Innovations in Industrial Technology

Patent Laws and Interchangeable Parts

  • New patent laws encouraged innovation by protecting inventors' rights.

  • Eli Whitney introduced interchangeable parts, starting with gun manufacturing, allowing for easier repairs and mass production.

Birth of the Factory System

  • The factory system emerged in the 1820s due to the ability to mass-produce parts using unskilled labor.

  • Increased availability of manufactured goods transformed consumer habits and market dynamics in America.

Innovations in Agriculture

Cotton Gin

  • Eli Whitney's cotton gin vastly improved the speed of separating cotton fibers from seeds.

  • Revolutionized southern agriculture by increasing cotton production and profitability.

Shift from Subsistence to Commercial Farming

  • Early 1800s saw a transition from subsistence farming (growing food for personal consumption) to commercial farming (growing cash crops).

  • Cash crops like cotton and tobacco were grown primarily for trade rather than personal use.

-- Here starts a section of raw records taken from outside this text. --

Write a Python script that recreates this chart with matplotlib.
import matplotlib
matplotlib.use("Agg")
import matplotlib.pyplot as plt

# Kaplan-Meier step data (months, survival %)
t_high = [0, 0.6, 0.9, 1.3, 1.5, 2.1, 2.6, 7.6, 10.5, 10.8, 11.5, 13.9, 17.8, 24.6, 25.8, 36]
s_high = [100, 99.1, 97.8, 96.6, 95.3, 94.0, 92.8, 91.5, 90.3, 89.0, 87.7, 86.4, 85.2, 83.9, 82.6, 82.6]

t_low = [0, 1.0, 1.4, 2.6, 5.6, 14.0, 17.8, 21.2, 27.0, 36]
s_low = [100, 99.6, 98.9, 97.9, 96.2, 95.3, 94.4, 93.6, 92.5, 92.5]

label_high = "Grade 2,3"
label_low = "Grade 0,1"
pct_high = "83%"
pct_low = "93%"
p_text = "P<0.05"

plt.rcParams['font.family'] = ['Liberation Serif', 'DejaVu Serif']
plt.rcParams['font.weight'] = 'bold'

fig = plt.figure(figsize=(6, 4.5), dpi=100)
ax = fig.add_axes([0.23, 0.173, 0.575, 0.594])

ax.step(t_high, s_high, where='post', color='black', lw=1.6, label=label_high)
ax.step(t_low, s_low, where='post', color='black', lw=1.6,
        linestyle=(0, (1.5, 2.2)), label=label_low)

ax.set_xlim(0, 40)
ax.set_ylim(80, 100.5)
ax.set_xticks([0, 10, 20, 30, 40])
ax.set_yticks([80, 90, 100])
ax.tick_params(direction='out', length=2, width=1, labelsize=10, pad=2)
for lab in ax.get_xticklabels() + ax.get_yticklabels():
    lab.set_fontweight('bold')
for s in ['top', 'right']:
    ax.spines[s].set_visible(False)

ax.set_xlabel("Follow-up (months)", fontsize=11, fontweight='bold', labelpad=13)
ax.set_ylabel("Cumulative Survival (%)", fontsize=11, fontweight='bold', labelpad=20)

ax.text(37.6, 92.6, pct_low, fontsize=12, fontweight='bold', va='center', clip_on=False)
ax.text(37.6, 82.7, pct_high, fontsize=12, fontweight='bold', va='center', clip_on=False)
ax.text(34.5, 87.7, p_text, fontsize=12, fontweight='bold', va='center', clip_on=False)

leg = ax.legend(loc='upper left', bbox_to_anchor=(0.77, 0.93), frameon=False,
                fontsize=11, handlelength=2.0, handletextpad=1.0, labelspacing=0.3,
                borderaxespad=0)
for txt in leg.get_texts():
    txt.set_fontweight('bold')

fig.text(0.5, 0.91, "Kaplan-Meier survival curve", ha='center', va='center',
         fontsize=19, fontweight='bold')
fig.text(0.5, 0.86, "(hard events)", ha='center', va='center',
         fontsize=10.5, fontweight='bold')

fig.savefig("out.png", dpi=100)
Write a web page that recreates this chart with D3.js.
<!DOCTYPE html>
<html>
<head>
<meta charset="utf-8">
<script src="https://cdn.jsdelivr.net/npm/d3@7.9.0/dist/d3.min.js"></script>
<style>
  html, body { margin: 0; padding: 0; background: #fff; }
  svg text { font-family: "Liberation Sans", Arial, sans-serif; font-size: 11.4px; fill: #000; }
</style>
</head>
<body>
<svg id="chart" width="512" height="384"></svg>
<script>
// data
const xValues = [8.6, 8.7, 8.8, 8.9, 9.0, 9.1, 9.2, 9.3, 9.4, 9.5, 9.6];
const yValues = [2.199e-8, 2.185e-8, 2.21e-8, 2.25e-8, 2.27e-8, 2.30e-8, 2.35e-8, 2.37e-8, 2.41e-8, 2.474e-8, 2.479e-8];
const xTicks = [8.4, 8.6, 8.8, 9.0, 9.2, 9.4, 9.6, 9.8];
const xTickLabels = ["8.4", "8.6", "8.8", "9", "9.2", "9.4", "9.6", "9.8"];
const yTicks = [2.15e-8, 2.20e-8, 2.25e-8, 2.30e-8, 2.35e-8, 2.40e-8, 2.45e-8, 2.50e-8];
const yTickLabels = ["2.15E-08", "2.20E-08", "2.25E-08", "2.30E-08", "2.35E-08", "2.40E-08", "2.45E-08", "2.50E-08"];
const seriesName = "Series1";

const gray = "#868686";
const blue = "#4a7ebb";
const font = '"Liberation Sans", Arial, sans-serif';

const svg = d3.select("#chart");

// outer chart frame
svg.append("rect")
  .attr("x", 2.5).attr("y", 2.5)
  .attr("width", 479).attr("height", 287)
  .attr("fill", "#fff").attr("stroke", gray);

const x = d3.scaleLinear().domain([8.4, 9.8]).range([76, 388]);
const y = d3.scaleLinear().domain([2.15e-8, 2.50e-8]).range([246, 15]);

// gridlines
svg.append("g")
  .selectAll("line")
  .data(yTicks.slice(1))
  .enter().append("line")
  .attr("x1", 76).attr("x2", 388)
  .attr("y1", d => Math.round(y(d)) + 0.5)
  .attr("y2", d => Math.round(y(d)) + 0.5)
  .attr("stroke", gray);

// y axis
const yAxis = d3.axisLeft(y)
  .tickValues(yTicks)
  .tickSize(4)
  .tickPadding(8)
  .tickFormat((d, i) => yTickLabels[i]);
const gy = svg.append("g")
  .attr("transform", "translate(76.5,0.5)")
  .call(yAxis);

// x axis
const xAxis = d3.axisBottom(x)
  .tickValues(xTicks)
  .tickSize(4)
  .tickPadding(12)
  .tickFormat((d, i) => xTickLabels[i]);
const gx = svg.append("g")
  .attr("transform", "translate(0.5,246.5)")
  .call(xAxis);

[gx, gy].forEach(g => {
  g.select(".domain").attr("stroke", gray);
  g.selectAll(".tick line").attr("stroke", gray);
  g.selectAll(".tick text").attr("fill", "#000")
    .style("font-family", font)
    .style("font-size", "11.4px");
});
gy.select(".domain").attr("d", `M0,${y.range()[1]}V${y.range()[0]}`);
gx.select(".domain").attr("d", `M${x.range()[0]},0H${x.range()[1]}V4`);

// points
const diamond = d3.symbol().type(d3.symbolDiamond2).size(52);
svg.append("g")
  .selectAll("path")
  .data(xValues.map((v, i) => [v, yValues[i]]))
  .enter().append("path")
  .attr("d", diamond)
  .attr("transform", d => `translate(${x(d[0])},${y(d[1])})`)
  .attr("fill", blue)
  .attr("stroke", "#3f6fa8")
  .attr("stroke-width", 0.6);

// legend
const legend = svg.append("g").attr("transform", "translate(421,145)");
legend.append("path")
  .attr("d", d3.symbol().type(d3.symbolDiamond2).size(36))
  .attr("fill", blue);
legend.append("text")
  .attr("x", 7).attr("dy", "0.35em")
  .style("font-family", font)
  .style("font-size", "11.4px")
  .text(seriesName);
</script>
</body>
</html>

Linking American Farms to Global Markets

  • Increased demand for southern cotton, especially from British textile factories, connected American farms with both national and international economies.

Conclusion

  • Innovations in transportation, agriculture, and industry created a more interconnected economy across different regions of America, establishing both domestic and international economic ties.